Same Criteria

The 8 Questions focus a person’s attention, systematically, on what successful, empathetic people often consider when making decisions—the criteria they use to decide. Successful, empathetic people often ask some version of the 8 Questions spontaneously, without even thinking about it. They consider, routinely, many of the same aspects of day-to-day living that the 8 Questions are designed to draw attention to:

  • Is this safe?
  • Does this enhance security?
  • Does this need to be done right away?
  • What’s relevant to the decision I'm making?

Unlike the 8 Questions, the questions above do not direct attention in a way that quickly resolves the question. The above questions do, however, highlight the same areas of day-to-day living as the first four Questions.

By focusing attention on what successful, empathetic people often consider when making decisions, the 8 Questions make successful decision-making substantially easier to learn.


Different Distinctions

The 8 Questions also make use of a set of distinctions that highlight important differences in the world around us. These distinctions support flexible decision-making because (a) they're precise, and (b) they're useful. They're also uncommon: few people routinely draw the exact distinctions upon which the 8 Questions method is based.

Step outside at night and look up at the stars. Then, spend a clear evening outside with an amateur astronomer. Visit a modern art museum by yourself. Then, visit with a modern art aficionado. In either case, what you see afterward—in the sky, or when looking at modern art—will be different than what you saw before. Precise, useful distinctions—the kinds you might learn from an astronomer about the heavens, or from a modern art fan about modern art—don’t merely change appreciation; they change perception.

When more of what we're perceiving makes sense, we actually perceive more. By teaching precise, useful distinctions, the 8 Questions use the power of language to actually improve perception.


Flexible Decision-Making

Most people gloss over differences in the world within and around them—even important differences—because, as one learner put it: “we all know what we’re talking about anyway.”

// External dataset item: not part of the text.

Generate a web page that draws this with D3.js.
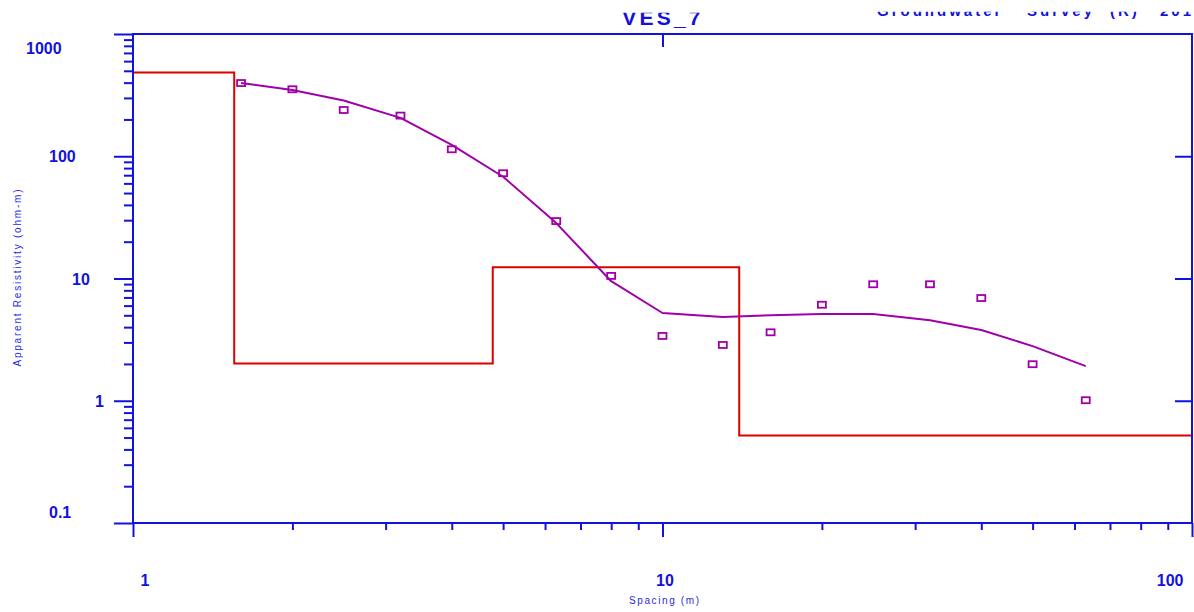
<!DOCTYPE html>
<html>
<head>
<meta charset="utf-8">
<script src="https://cdn.jsdelivr.net/npm/d3@7"></script>
<style>
  html, body { margin: 0; padding: 0; background: #fff; }
  svg { display: block; }
</style>
</head>
<body>
<svg id="chart" width="1194" height="612"></svg>
<script>
// VES_7 sounding: observed apparent resistivity, calculated curve and layered model
const spacing = [1.6, 2, 2.5, 3.2, 4, 5, 6.3, 8, 10, 13, 16, 20, 25, 32, 40, 50, 63];
const observedRho = [397, 353, 239, 215, 114, 72.6, 29.5, 10.5, 3.39, 2.86, 3.63, 6.1, 8.97, 8.97, 6.92, 1.99, 1.01];
const calculatedRho = [397, 348, 286, 206, 124, 68, 28.4, 9.5, 5.22, 4.84, 5.0, 5.12, 5.12, 4.55, 3.79, 2.8, 1.92];
const layerRho = [484, 2.02, 12.35, 0.52];
const layerBottom = [1.553, 4.78, 13.96];
const xMajorTicks = [1, 10, 100];
const yMajorTicks = [0.1, 1, 10, 100, 1000];
const titleText = "VES_7";
const headerWords = ["Groundwater", "Survey", "(R)", "2015"];
const xTitle = "Spacing (m)";
const yTitle = "Apparent Resistivity (ohm-m)";

const BLUE = "#1212dc";
const RED = "#dc0000";
const PURPLE = "#a000a8";
const FONT = "'Liberation Sans', Arial, sans-serif";

const L = 133, R = 1192, T = 34, B = 523;
const svg = d3.select("#chart");

const x = d3.scaleLog().domain([1, 100]).range([L, R]);
const y = d3.scaleLog().domain([0.1, 1000]).range([B, T]);

// 2..9 within each decade
function minorTicks(lo, hi) {
  const out = [];
  for (let p = lo; p < hi; p++)
    for (let m = 2; m <= 9; m++) out.push(+(m * Math.pow(10, p)).toPrecision(3));
  return out;
}
const xMinor = minorTicks(0, 2);
const yMinor = minorTicks(-1, 3);

function styleAxis(g) {
  g.select(".domain").remove();
  g.selectAll(".tick line").attr("stroke", BLUE).attr("stroke-width", 2);
  g.selectAll("text").attr("fill", BLUE).attr("font-family", FONT)
    .attr("font-weight", "bold").attr("font-size", 16);
}

// ---- data layers ----
const modelPts = [[1, layerRho[0]]];
layerBottom.forEach((d, i) => modelPts.push([d, layerRho[i + 1]]));
modelPts.push([100, layerRho[layerRho.length - 1]]);

svg.append("path")
  .datum(modelPts)
  .attr("fill", "none")
  .attr("stroke", RED)
  .attr("stroke-width", 2)
  .attr("d", d3.line().x(d => x(d[0])).y(d => y(d[1])).curve(d3.curveStepAfter));

svg.append("path")
  .datum(spacing.map((s, i) => [s, calculatedRho[i]]))
  .attr("fill", "none")
  .attr("stroke", PURPLE)
  .attr("stroke-width", 2)
  .attr("stroke-linejoin", "round")
  .attr("d", d3.line().x(d => x(d[0])).y(d => y(d[1])));

svg.append("g").selectAll("rect")
  .data(spacing.map((s, i) => [s, observedRho[i]]))
  .join("rect")
  .attr("x", d => x(d[0]) - 4)
  .attr("y", d => y(d[1]) - 3)
  .attr("width", 8)
  .attr("height", 6)
  .attr("fill", "none")
  .attr("stroke", PURPLE)
  .attr("stroke-width", 1.8);

// ---- axes ----
// left: minor and major ticks outward
svg.append("g").attr("transform", `translate(${L},0)`)
  .call(d3.axisLeft(y).tickValues(yMinor).tickSize(9).tickFormat(""))
  .call(styleAxis);

const leftMajor = svg.append("g").attr("transform", `translate(${L},0)`)
  .call(d3.axisLeft(y).tickValues(yMajorTicks).tickSize(19).tickFormat(d => String(d)))
  .call(styleAxis);
leftMajor.selectAll("text")
  .attr("text-anchor", "start")
  .attr("x", d => -15 - 23 * String(d).length)
  .attr("y", d => Math.max(T + 14, Math.min(B - 11, y(d))) - y(d))
  .attr("dy", "0.35em");

// right: major ticks pointing inward
svg.append("g").attr("transform", `translate(${R},0)`)
  .call(d3.axisLeft(y).tickValues([1, 10, 100]).tickSize(17).tickFormat(""))
  .call(styleAxis);

// bottom: minor and major ticks outward
svg.append("g").attr("transform", `translate(0,${B})`)
  .call(d3.axisBottom(x).tickValues(xMinor).tickSize(7).tickFormat(""))
  .call(styleAxis);

const bottomMajor = svg.append("g").attr("transform", `translate(0,${B})`)
  .call(d3.axisBottom(x).tickValues(xMajorTicks).tickSize(14).tickFormat(d => String(d)))
  .call(styleAxis);
bottomMajor.selectAll("text")
  .attr("text-anchor", "start")
  .attr("x", d => 21 - 14 * String(d).length)
  .attr("y", 57)
  .attr("dy", "0.35em")
  .each(function (d) {
    const w = this.getComputedTextLength();
    const left = x(d) + (21 - 14 * String(d).length);
    if (left + w > R - 9) d3.select(this).attr("text-anchor", "end").attr("x", R - 9 - x(d));
  });

// top: single inward tick at 10
svg.append("g").attr("transform", `translate(0,${T})`)
  .call(d3.axisBottom(x).tickValues([10]).tickSize(13).tickFormat(""))
  .call(styleAxis);

// frame
svg.append("rect")
  .attr("x", L).attr("y", T)
  .attr("width", R - L).attr("height", B - T)
  .attr("fill", "none")
  .attr("stroke", BLUE)
  .attr("stroke-width", 2);

// ---- titles ----
svg.append("text")
  .attr("transform", "translate(17,278) rotate(-90)")
  .attr("text-anchor", "middle")
  .attr("dy", "0.35em")
  .attr("font-family", FONT)
  .attr("font-size", 10)
  .attr("fill", "#2a2ae0")
  .attr("textLength", 177)
  .attr("lengthAdjust", "spacing")
  .text(yTitle);

svg.append("text")
  .attr("x", 664).attr("y", 600)
  .attr("text-anchor", "middle")
  .attr("dy", "0.35em")
  .attr("font-family", FONT)
  .attr("font-size", 10)
  .attr("fill", "#2a2ae0")
  .attr("textLength", 70)
  .attr("lengthAdjust", "spacing")
  .text(xTitle);

// header band: the heading sits partly above the visible page area
svg.append("clipPath").attr("id", "titleClip")
  .append("rect").attr("x", 0).attr("y", 12.7).attr("width", 1194).attr("height", 21);
svg.append("clipPath").attr("id", "headClip")
  .append("rect").attr("x", 0).attr("y", 11.7).attr("width", 1194).attr("height", 21);

svg.append("g").attr("clip-path", "url(#titleClip)")
  .append("text")
  .attr("x", 663).attr("y", 25)
  .attr("text-anchor", "middle")
  .attr("font-family", FONT)
  .attr("font-weight", "bold")
  .attr("font-size", 21)
  .attr("letter-spacing", 3.2)
  .attr("fill", BLUE)
  .text(titleText);

const headerX = [877, 1027, 1110, 1160];
svg.append("g").attr("clip-path", "url(#headClip)")
  .append("text")
  .attr("y", 16)
  .attr("font-family", FONT)
  .attr("font-weight", "bold")
  .attr("font-size", 15)
  .attr("letter-spacing", 3)
  .attr("fill", BLUE)
  .selectAll("tspan")
  .data(headerWords)
  .join("tspan")
  .attr("x", (d, i) => headerX[i])
  .text(d => d);
</script>
</body>
</html>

In some respects, of course: we do. We all live in the same world. Yet in other respects: we don’t. The distinctions we make shape what we perceive. Distinctions draw our attention to some aspects of reality and away from others. Precise, useful distinctions foster clarity—and with that clarity, greater courage, contentment, confidence, and stability. Imprecise or disempowering distinctions breed confusion.

Whether this confusion seems slight and manageable (as it does for most neurotypical people), or whether this confusion seems overwhelming and causes decision-making to grind to a halt (as it frequently does for many people on the autism-spectrum, as well as people with stress-response syndromes), drawing good distinctions is nevertheless helpful. Sound distinctions help us perceive more clearly, without expending any more effort—and clearer perception empowers flexible decision-making.

Distinctions like the difference between “good” and “right” (explored in the same lesson as Question 1) are powerful, not only because they highlight aspects of reality that, for many people, have seemed hazy at best, but also because they equip the people making them to “speak the same language.”


Communication

The distinctions behind the 8 Questions empower communication.

When people with autism-spectrum conditions, stress-response syndromes, or processing disorders make different distinctions than the rest of the population, “connecting” with people who draw different distinctions—in most cases more general, flexible, overlapping distinctions—can be a challenge.

Unfortunately, general, flexible, overlapping distinctions are also equivocations: they routinely confuse people whose thinking isn’t yet as flexible. Imprecise, or improper, distinctions can even feel like lies. They damage trust; they undermine rapport.

The distinctions that undergird the 8 Questions aren’t like this—but nor are they overly rigid: they draw attention to differences in the “real world” that have been “hidden in plain sight,” but which often seem obvious when people stop to consider them. When two people—one who struggles and one who doesn’t struggle as much or as often—learn the 8 Questions together, they develop a common language. They can consider what’s happening using criteria that makes sense to both of them.

A mother and son connect. A father enters his child’s world. Siblings understand each other. The 8 Questions—and the distinctions behind them—are that powerful.